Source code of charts
----

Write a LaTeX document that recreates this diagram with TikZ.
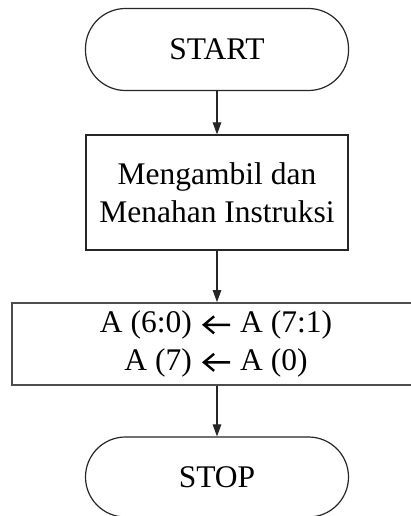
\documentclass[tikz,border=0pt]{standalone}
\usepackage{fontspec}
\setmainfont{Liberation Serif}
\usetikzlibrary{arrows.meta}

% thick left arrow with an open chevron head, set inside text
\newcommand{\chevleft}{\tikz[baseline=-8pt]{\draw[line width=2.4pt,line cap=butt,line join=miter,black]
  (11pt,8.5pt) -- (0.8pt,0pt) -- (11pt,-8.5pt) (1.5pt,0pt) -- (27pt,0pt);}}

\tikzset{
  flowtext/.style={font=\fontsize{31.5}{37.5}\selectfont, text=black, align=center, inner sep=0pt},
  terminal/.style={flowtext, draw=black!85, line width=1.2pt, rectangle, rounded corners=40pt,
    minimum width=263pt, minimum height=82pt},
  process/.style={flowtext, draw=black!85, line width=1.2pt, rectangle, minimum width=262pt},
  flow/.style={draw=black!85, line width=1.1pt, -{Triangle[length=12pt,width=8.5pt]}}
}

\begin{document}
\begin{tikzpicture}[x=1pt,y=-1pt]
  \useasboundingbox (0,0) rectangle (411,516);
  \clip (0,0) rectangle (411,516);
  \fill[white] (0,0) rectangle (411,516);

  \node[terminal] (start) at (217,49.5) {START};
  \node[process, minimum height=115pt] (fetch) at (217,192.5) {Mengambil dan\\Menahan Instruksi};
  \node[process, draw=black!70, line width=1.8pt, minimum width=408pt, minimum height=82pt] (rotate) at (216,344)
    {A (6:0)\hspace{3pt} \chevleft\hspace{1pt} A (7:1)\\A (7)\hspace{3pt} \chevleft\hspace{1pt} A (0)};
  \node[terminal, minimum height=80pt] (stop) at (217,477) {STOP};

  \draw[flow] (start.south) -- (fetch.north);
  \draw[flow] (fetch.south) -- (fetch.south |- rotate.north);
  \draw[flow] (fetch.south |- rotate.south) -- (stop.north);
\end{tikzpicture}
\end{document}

----

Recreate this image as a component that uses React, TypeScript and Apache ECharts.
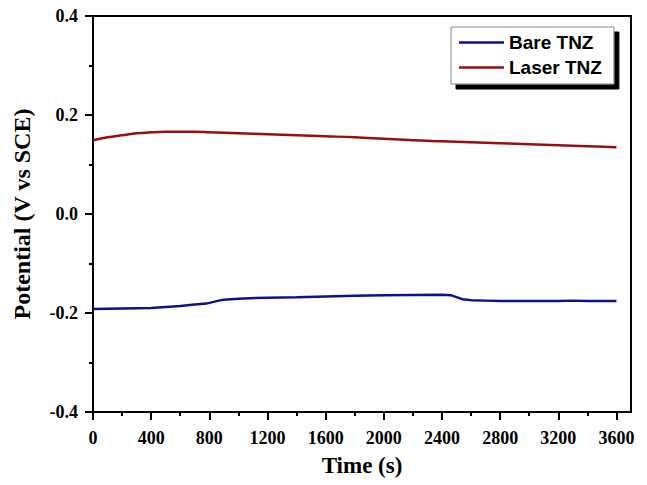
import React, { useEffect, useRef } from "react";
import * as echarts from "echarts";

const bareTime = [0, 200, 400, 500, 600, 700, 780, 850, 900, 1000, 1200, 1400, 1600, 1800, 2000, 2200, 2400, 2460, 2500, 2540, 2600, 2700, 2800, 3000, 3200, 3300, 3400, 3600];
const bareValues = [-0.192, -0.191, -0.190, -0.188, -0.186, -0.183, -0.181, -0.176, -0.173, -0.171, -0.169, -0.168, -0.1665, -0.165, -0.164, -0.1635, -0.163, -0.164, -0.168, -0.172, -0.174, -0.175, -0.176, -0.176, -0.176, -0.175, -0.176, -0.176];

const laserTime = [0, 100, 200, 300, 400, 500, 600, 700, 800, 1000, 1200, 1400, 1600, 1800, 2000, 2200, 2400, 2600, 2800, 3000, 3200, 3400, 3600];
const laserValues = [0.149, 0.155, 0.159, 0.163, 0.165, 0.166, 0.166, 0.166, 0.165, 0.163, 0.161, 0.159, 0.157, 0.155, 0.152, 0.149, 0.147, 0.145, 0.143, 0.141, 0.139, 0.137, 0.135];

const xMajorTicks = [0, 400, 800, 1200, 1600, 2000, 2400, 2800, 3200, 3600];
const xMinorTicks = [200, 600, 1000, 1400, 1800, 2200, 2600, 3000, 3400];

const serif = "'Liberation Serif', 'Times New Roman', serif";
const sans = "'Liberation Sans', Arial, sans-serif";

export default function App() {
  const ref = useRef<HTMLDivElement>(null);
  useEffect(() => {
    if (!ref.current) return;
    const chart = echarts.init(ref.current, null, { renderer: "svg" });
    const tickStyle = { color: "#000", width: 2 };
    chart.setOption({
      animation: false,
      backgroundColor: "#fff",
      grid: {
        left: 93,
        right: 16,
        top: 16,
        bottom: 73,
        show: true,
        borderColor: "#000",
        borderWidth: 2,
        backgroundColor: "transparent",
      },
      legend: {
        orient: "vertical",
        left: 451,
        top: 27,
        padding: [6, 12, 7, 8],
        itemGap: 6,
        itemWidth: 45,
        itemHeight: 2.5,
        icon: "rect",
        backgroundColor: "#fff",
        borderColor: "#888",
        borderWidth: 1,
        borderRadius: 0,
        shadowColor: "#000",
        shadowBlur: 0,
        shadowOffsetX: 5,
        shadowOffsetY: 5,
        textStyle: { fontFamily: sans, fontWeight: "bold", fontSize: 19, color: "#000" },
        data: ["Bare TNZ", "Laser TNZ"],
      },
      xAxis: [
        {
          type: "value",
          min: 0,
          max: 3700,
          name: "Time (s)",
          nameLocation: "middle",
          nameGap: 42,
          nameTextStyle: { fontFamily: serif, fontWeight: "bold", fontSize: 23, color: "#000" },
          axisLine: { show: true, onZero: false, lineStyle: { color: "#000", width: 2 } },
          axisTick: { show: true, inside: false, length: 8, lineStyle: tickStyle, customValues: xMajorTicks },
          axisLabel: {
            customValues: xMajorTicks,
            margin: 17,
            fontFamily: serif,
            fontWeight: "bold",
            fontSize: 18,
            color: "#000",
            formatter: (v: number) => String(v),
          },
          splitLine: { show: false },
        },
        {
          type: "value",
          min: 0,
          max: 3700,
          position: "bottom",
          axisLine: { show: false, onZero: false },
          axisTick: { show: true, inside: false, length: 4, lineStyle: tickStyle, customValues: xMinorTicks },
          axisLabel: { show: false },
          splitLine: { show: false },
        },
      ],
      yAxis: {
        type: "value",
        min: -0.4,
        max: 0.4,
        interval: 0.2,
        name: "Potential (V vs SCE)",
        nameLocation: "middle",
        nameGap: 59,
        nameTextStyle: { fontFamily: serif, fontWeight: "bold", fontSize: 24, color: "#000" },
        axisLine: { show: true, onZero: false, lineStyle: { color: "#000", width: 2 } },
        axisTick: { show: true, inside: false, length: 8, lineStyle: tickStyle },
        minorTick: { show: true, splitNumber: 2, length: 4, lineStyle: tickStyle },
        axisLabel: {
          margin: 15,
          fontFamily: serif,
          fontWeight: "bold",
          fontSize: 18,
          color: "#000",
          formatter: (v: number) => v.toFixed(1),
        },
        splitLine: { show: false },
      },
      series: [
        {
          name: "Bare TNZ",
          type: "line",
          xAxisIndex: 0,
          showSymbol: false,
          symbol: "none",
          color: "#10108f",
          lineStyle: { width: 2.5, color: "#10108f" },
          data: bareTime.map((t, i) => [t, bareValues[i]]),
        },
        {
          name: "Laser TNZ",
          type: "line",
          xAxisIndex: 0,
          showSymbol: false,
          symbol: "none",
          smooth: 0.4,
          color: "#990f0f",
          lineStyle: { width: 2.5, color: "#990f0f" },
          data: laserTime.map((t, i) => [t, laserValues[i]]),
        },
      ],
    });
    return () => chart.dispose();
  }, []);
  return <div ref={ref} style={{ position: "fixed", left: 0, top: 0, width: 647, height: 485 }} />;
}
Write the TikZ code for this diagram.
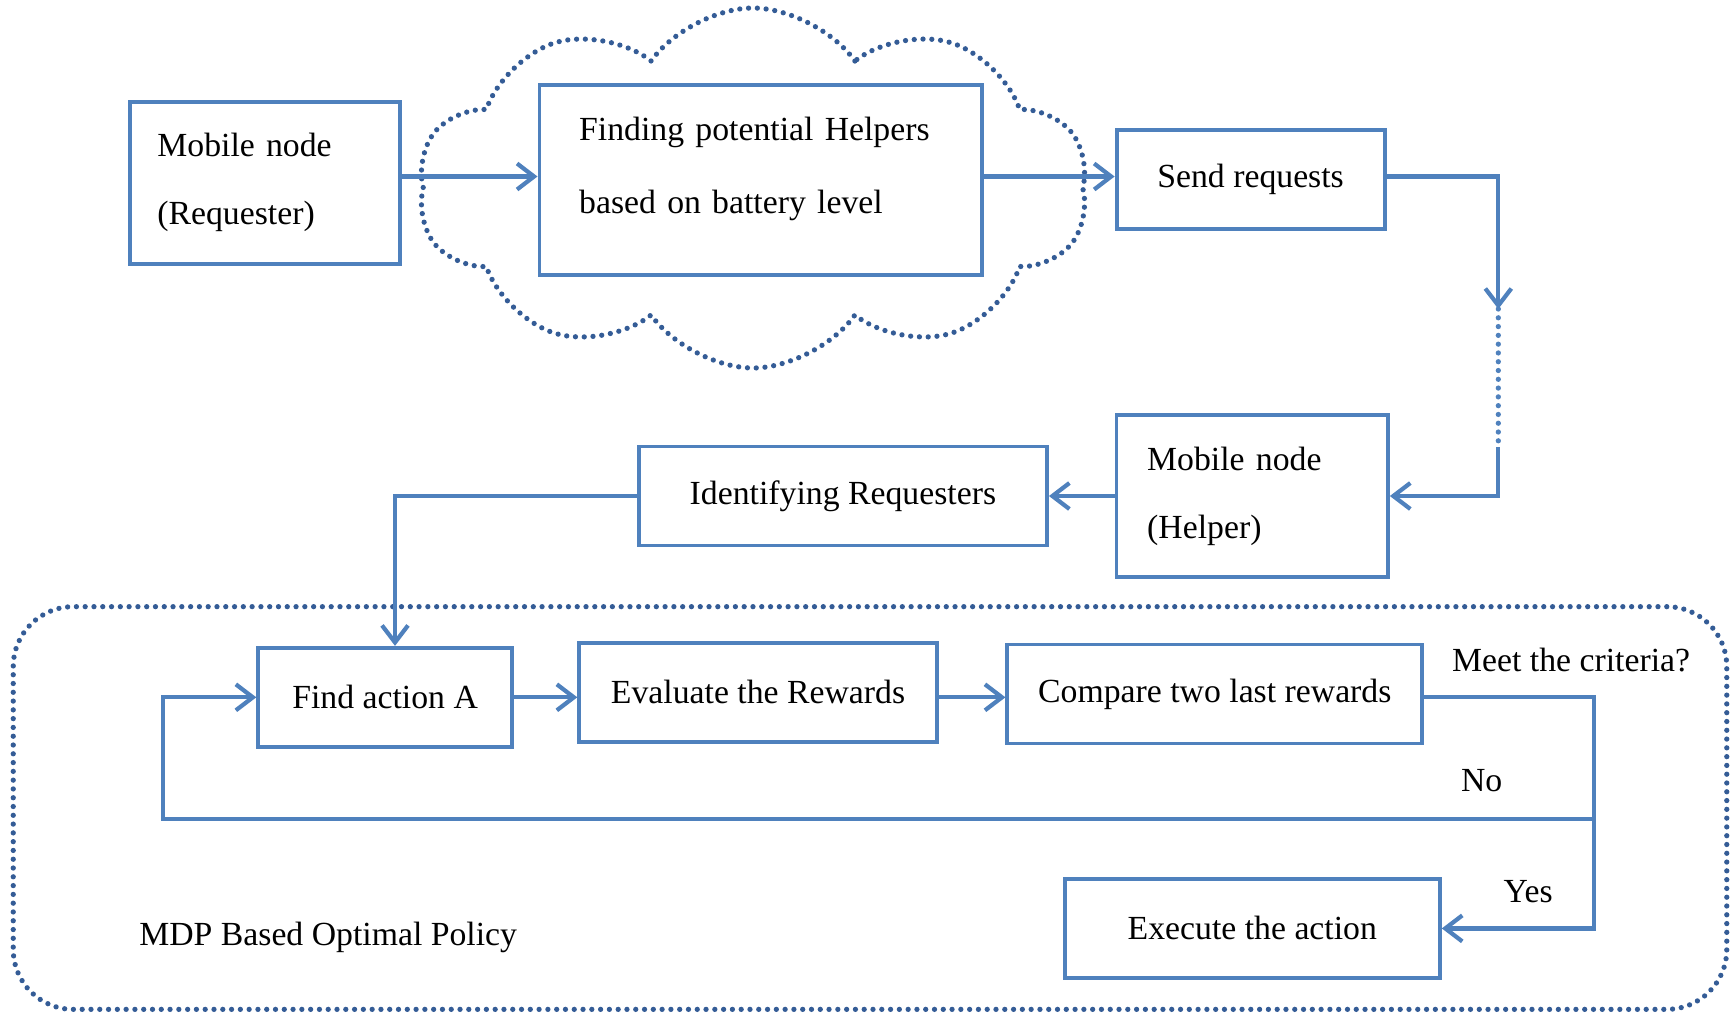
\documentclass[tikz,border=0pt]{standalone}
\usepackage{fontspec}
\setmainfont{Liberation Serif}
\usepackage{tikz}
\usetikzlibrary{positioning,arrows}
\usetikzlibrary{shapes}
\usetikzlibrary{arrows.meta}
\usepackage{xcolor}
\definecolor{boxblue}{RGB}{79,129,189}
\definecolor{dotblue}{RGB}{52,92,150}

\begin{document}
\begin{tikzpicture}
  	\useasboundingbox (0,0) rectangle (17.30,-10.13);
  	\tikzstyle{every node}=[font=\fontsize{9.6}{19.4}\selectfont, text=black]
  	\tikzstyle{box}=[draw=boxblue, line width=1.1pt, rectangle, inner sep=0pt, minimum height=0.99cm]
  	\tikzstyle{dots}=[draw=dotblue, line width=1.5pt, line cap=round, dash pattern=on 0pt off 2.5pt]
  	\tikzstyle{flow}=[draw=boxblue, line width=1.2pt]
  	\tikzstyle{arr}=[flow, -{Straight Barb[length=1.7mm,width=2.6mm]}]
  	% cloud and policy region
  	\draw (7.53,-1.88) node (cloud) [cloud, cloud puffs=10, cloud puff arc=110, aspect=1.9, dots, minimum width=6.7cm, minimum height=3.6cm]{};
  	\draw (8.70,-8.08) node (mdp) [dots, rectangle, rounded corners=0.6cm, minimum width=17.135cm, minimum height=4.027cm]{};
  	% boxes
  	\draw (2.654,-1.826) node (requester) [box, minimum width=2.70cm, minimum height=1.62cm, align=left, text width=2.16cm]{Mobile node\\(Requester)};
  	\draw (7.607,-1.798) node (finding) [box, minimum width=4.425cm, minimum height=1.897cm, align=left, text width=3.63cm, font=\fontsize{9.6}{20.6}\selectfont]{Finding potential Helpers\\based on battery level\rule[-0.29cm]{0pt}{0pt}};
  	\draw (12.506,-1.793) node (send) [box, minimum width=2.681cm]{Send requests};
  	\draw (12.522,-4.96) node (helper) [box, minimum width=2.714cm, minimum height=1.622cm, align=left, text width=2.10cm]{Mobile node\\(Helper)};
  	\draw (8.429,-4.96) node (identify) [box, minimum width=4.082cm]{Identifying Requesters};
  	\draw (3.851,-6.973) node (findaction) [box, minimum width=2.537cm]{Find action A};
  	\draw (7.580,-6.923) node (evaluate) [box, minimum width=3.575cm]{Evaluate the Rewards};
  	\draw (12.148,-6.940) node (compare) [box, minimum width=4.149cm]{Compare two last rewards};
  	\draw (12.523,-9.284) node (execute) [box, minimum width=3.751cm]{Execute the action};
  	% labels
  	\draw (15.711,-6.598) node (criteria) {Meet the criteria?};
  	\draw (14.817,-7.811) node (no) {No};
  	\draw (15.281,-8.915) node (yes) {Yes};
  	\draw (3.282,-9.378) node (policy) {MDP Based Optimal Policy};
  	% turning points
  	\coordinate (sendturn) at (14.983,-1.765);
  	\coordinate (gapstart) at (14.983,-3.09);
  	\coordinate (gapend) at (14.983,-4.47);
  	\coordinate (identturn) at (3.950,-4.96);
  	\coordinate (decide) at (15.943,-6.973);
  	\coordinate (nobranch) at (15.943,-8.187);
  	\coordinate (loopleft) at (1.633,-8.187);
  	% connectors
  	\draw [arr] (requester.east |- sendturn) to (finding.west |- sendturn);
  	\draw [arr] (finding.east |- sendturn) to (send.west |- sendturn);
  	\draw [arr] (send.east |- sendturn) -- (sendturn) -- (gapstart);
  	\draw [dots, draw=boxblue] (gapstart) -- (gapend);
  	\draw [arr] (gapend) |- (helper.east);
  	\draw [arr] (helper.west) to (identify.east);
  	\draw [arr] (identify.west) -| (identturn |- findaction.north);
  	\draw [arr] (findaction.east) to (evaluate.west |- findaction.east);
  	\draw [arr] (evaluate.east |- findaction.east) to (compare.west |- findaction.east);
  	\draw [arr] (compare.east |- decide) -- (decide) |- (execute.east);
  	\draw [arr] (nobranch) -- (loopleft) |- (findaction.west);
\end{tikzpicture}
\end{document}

----

Set exercise
Read through the entries and copy every line that includes "React".

Task output
Recreate this image as a component that uses React, TypeScript and Apache ECharts.
import React, { useEffect, useRef } from "react";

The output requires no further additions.